>> begin Source data
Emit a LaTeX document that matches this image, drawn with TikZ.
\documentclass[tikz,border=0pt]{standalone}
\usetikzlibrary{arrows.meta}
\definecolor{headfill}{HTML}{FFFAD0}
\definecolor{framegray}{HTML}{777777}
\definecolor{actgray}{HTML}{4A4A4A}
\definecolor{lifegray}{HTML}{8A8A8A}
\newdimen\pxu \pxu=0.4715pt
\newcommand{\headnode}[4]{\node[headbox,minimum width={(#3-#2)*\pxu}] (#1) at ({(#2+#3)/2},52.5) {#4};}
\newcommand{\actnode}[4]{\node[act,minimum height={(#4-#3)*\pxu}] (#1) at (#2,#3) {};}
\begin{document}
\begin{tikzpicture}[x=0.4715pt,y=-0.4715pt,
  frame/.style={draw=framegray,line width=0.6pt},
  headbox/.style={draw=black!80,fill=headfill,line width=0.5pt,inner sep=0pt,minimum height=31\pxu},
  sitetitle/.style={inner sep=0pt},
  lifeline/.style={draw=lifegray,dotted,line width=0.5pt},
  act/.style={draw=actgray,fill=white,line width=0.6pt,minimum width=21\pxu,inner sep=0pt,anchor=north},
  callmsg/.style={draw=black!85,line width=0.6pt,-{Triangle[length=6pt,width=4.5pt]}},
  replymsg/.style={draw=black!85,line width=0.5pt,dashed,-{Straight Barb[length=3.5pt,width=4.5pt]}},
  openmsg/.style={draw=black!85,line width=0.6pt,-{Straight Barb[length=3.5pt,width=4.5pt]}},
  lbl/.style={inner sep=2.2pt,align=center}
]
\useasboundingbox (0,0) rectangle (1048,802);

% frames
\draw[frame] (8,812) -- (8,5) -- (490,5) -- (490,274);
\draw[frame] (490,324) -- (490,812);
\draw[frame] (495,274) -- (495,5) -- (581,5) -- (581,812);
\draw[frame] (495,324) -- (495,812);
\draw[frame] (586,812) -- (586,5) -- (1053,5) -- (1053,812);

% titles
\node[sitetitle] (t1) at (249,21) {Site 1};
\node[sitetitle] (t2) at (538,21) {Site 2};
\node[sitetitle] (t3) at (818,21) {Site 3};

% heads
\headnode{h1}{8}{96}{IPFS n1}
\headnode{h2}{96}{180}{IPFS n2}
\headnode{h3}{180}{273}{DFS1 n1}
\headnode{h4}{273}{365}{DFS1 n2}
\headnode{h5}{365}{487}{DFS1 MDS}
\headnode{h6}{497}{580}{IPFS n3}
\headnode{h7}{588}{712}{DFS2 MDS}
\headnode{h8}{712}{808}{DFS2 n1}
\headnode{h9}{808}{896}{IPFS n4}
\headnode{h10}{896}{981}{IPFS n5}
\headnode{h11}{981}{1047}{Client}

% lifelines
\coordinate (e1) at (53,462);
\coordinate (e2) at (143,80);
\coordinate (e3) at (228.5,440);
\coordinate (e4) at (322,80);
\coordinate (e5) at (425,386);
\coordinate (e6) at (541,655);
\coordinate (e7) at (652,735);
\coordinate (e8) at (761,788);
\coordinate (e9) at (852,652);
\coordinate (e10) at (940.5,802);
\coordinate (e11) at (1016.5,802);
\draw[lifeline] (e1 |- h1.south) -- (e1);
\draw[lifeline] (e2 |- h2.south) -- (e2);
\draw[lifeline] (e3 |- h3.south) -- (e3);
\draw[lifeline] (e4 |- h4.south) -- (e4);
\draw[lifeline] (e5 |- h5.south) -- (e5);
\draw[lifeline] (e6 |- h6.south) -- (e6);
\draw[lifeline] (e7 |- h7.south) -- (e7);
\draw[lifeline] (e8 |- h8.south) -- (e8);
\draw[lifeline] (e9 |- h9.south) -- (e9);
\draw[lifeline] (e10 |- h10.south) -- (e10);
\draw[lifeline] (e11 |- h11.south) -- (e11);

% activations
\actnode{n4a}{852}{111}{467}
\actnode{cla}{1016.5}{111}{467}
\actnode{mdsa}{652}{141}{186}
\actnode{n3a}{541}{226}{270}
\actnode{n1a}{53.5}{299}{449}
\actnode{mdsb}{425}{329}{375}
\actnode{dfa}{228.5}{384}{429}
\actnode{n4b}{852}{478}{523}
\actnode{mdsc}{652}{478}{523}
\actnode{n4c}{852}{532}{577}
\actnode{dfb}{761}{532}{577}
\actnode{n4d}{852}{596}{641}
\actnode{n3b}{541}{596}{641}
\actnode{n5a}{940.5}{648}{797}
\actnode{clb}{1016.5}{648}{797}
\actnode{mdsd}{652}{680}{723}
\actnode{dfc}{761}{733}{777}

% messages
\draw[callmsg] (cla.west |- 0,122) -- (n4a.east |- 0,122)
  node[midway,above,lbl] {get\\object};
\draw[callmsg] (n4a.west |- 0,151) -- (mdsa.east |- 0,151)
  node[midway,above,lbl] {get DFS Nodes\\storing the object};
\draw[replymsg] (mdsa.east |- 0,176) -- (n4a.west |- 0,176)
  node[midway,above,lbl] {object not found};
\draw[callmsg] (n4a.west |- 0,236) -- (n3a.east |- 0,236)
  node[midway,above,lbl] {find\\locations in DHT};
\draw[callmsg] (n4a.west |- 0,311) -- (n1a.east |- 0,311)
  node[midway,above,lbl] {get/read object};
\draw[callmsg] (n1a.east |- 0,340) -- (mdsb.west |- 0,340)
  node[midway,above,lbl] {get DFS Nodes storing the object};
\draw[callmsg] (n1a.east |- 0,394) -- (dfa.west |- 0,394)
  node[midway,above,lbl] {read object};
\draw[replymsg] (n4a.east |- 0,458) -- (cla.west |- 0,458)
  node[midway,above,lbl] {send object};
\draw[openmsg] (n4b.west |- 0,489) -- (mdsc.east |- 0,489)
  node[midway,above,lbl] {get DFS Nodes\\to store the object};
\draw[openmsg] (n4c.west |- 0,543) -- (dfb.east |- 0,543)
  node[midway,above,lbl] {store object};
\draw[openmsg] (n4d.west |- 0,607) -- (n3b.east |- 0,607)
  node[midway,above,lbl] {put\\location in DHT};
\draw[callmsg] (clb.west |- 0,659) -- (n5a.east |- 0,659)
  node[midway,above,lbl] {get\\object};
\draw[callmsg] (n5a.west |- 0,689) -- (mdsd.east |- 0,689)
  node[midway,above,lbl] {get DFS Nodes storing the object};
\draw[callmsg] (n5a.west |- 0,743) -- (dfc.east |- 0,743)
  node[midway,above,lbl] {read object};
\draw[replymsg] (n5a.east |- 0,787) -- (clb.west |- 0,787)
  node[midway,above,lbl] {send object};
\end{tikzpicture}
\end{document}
>> end Source data
**Goal**
Write out exactly, please, the lines beginning at the start of the material and ending with the line that holds "(0,0) rectangle (1048,802);", both included.

**Response to this exercise**
Emit a LaTeX document that matches this image, drawn with TikZ.
\documentclass[tikz,border=0pt]{standalone}
\usetikzlibrary{arrows.meta}
\definecolor{headfill}{HTML}{FFFAD0}
\definecolor{framegray}{HTML}{777777}
\definecolor{actgray}{HTML}{4A4A4A}
\definecolor{lifegray}{HTML}{8A8A8A}
\newdimen\pxu \pxu=0.4715pt
\newcommand{\headnode}[4]{\node[headbox,minimum width={(#3-#2)*\pxu}] (#1) at ({(#2+#3)/2},52.5) {#4};}
\newcommand{\actnode}[4]{\node[act,minimum height={(#4-#3)*\pxu}] (#1) at (#2,#3) {};}
\begin{document}
\begin{tikzpicture}[x=0.4715pt,y=-0.4715pt,
  frame/.style={draw=framegray,line width=0.6pt},
  headbox/.style={draw=black!80,fill=headfill,line width=0.5pt,inner sep=0pt,minimum height=31\pxu},
  sitetitle/.style={inner sep=0pt},
  lifeline/.style={draw=lifegray,dotted,line width=0.5pt},
  act/.style={draw=actgray,fill=white,line width=0.6pt,minimum width=21\pxu,inner sep=0pt,anchor=north},
  callmsg/.style={draw=black!85,line width=0.6pt,-{Triangle[length=6pt,width=4.5pt]}},
  replymsg/.style={draw=black!85,line width=0.5pt,dashed,-{Straight Barb[length=3.5pt,width=4.5pt]}},
  openmsg/.style={draw=black!85,line width=0.6pt,-{Straight Barb[length=3.5pt,width=4.5pt]}},
  lbl/.style={inner sep=2.2pt,align=center}
]
\useasboundingbox (0,0) rectangle (1048,802);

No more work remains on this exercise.